Sutherland, the one-time PGA Tour winner who shot the first 59 in Champions Tour history last year in Endicott, New York, chipped in for birdie from behind the 12th green and birdied Nos. 15 and 16.
He had a two-stroke lead over 2011 MGRC champ Tom Lehman, but he doesn’t have the “hangover” from a record round like he did the last time he took a lead into the final round.
“This is very different, a different mentality,” Sutherland said. “When I shot the 59, it almost felt like I had won something already. There were all the congratulations, and the million texts and all that stuff and everybody wanted to talk about it, which is totally understandable. It was hard to come out the next day and be focused.
“As much as I wanted to be, I wasn’t as focused as I needed to be. I don’t think that will be a problem tomorrow. Whether I play well or not is a different subject, but I know I’ll be ready to play. At Dick Sporting Goods (Open), I was still living off a hangover from the day before.”

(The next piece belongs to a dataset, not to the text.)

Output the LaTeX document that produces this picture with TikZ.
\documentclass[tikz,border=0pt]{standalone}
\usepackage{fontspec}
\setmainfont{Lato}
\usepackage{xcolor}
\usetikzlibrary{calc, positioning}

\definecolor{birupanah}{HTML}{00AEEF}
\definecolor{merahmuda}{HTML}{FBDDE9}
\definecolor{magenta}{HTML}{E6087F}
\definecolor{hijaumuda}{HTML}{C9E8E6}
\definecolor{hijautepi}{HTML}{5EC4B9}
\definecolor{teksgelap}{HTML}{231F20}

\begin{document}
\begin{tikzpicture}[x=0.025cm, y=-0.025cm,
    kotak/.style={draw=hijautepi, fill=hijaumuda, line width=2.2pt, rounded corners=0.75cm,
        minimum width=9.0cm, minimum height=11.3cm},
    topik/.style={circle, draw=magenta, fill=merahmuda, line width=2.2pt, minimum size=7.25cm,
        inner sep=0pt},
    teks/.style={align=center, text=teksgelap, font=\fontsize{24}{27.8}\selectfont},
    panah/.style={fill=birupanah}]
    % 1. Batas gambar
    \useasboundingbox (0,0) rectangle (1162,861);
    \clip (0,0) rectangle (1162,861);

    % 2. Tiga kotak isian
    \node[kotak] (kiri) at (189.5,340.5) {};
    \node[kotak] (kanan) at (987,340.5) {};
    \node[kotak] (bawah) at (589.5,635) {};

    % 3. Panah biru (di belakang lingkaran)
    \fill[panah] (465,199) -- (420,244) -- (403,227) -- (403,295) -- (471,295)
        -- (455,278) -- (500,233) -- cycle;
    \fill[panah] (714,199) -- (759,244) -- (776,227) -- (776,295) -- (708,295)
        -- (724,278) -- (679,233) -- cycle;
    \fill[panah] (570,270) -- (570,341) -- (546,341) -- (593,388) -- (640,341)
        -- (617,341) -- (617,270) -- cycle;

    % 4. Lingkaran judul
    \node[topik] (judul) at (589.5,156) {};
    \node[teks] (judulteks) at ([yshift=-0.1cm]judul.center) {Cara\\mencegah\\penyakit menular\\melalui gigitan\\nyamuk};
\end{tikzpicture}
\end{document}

Lehman climbed the leaderboard with a bogey-free 66, highlighted by a 50-foot birdie putt on the par-3 eighth hole.
“You just have to get it over the ridge and then it’s all about gravity,” Lehman said. “It’s a matter of getting up to the right on the high side in the right spot where it can just trundle on down the hill. It looked perfect from the beginning. It was one of those long putts that at worst case is going to be really close. Within 5 or 6 feet, I thought it was in.
“Those are the kinds of things that happen when momentum is on your side, and to do well in golf you have to have things like that happen. You can’t be perfect all the time. You have to get away with some imperfection and that was certainly one case of that.”

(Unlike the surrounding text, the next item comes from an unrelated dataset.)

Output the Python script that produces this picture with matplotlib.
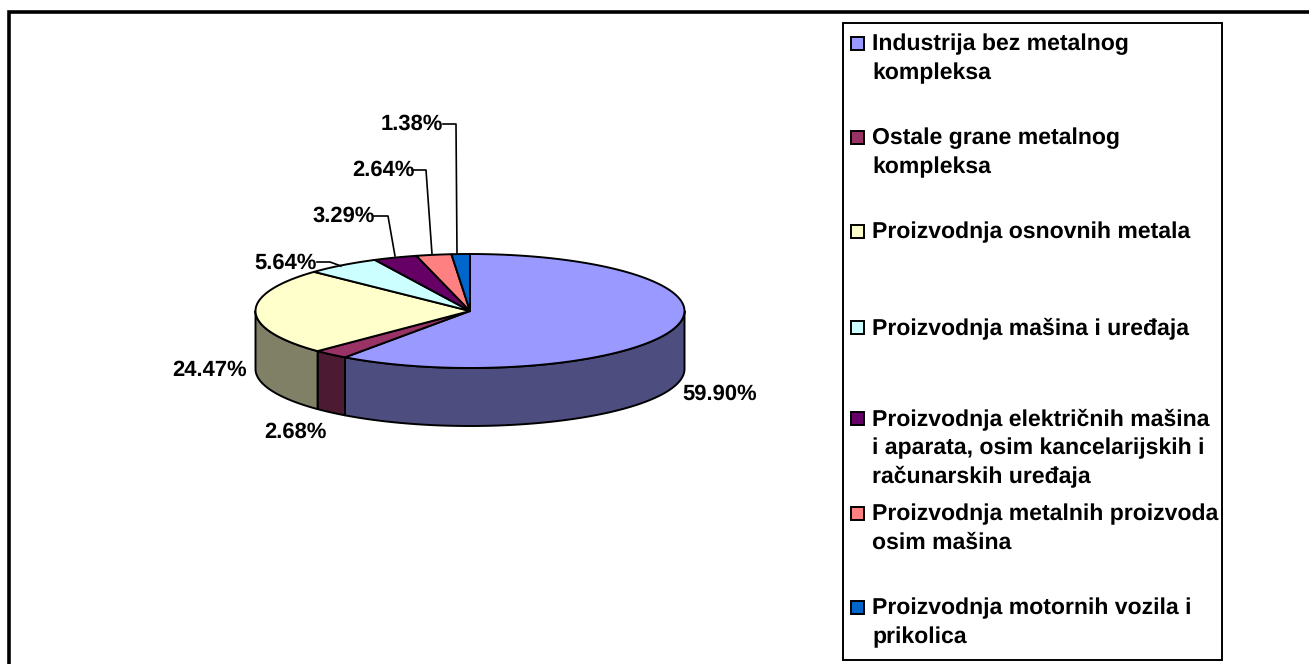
import numpy as np
import matplotlib
matplotlib.use("Agg")
import matplotlib.pyplot as plt
from matplotlib.patches import Rectangle

# ── Data ─────────────────────────────────────────────────────────────────────
VALUES = [59.90, 2.68, 24.47, 5.64, 3.29, 2.64, 1.38]
LABELS = ["59.90%", "2.68%", "24.47%", "5.64%", "3.29%", "2.64%", "1.38%"]
LEGEND = [
    ["Industrija bez metalnog", "kompleksa"],
    ["Ostale grane metalnog", "kompleksa"],
    ["Proizvodnja osnovnih metala"],
    ["Proizvodnja mašina i uređaja"],
    ["Proizvodnja električnih mašina", "i aparata, osim kancelarijskih i", "računarskih uređaja"],
    ["Proizvodnja metalnih proizvoda", "osim mašina"],
    ["Proizvodnja motornih vozila i", "prikolica"],
]
TOP_COLORS = ["#9999ff", "#993366", "#ffffcc", "#ccffff", "#660066", "#ff8080", "#0066cc"]
SIDE_COLORS = ["#4d4d80", "#4d1a33", "#808066", "#668080", "#330033", "#804040", "#003366"]

# ── Layout (pixels) ──────────────────────────────────────────────────────────
W, H = 1309, 664
CX, CY, RX, RY, DEPTH = 470, 311, 214.5, 57, 58
LABEL_POS = [(720, 394), (295, 432), (210, 370), (286, 263), (344, 216), (383, 170), (412, 124)]
LEADERS = {
    3: [(317, 262), (330, 262), (341, 266)],
    4: [(374, 216), (388, 216), (395, 256)],
    5: [(412, 170), (426, 170), (432, 254)],
    6: [(443, 124), (456, 124), (457, 254)],
}
LEGEND_Y = [43, 137, 231, 327, 418, 513, 607]
LINE_STEP = 28.5
LEGEND_FS = 16.45
LABEL_FS = 15.5

plt.rcParams["font.family"] = ["Liberation Sans", "DejaVu Sans"]
plt.rcParams["text.hinting"] = "no_hinting"
plt.rcParams["text.hinting_factor"] = 1

fig = plt.figure(figsize=(W / 100, H / 100), dpi=100)
ax = fig.add_axes([0, 0, 1, 1])
ax.set_xlim(0, W)
ax.set_ylim(H, 0)
ax.axis("off")


def rim(theta):
    return CX + RX * np.sin(theta), CY - RY * np.cos(theta)


edges = np.radians(np.concatenate([[0], np.cumsum(VALUES)]) * 3.6)

# chart border, only left and top stay inside the crop
ax.plot([9, 9, W + 5], [H + 5, 12, 12], color="black", lw=2.6, solid_joinstyle="miter")

# side walls, only the front half of the rim is visible
for i in range(len(VALUES)):
    a = max(edges[i], np.pi / 2)
    b = min(edges[i + 1], 3 * np.pi / 2)
    if a >= b:
        continue
    t = np.linspace(a, b, 80)
    x, y = rim(t)
    ax.fill(np.r_[x, x[::-1]], np.r_[y, y[::-1] + DEPTH], facecolor=SIDE_COLORS[i],
            edgecolor="black", lw=1.4, joinstyle="round", zorder=2)

# top face
for i in range(len(VALUES)):
    t = np.linspace(edges[i], edges[i + 1], 120)
    x, y = rim(t)
    ax.fill(np.r_[CX, x], np.r_[CY, y], facecolor=TOP_COLORS[i],
            edgecolor="black", lw=1.4, joinstyle="round", zorder=3)

# data labels and leaders
for text, (lx, ly) in zip(LABELS, LABEL_POS):
    ax.text(lx, ly, text, ha="center", va="center", fontsize=LABEL_FS,
            fontweight="bold", color="black", zorder=5)
for pts in LEADERS.values():
    ax.plot(*zip(*pts), color="black", lw=1.2, zorder=4)

# legend
ax.add_patch(Rectangle((843, 23), 379, 637, facecolor="white", edgecolor="black", lw=1.4, zorder=1))
for lines, color, y in zip(LEGEND, TOP_COLORS, LEGEND_Y):
    ax.add_patch(Rectangle((851, y - 6), 13, 13, facecolor=color, edgecolor="black", lw=1.4, zorder=4))
    for n, line in enumerate(lines):
        ax.text(872, y + 7.5 + n * LINE_STEP, line, ha="left", va="baseline", fontsize=LEGEND_FS,
                fontweight="bold", color="black", zorder=5)

fig.savefig("out.png", dpi=100)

Tom Pernice Jr. and David Frost were 6 under. Pernice had a 69, and Frost shot 70.
Scott Dunlap had a 65, the best round of the week, to join Colin Montgomerie, Joe Durant, Olin Browne and Woody Austin at 5 under. Montgomerie and Durant shot 72 after sharing the first-round lead. Browne had a 68, and Austin shot 71.
Miguel Angel Jimenez was 2 over after a 70. The Spaniard won the season-opening event in Hawaii in January for his second victory in three career Champions Tour starts.
“It’s a tough course so anybody within five or six shots still has a chance to win with a really hot round,” Lehman said. “Everybody knows the golf course. It’s a matter of who goes out and enjoys it the most, is the strongest mentally and gets a break or two when then need it and makes some putts.”
Canada’s Stephen Ames has a share of 21st at even-par after a 73. Rod Spittle is tied for 31st (+2) and Jim Rutledge is tied for 69th (+9).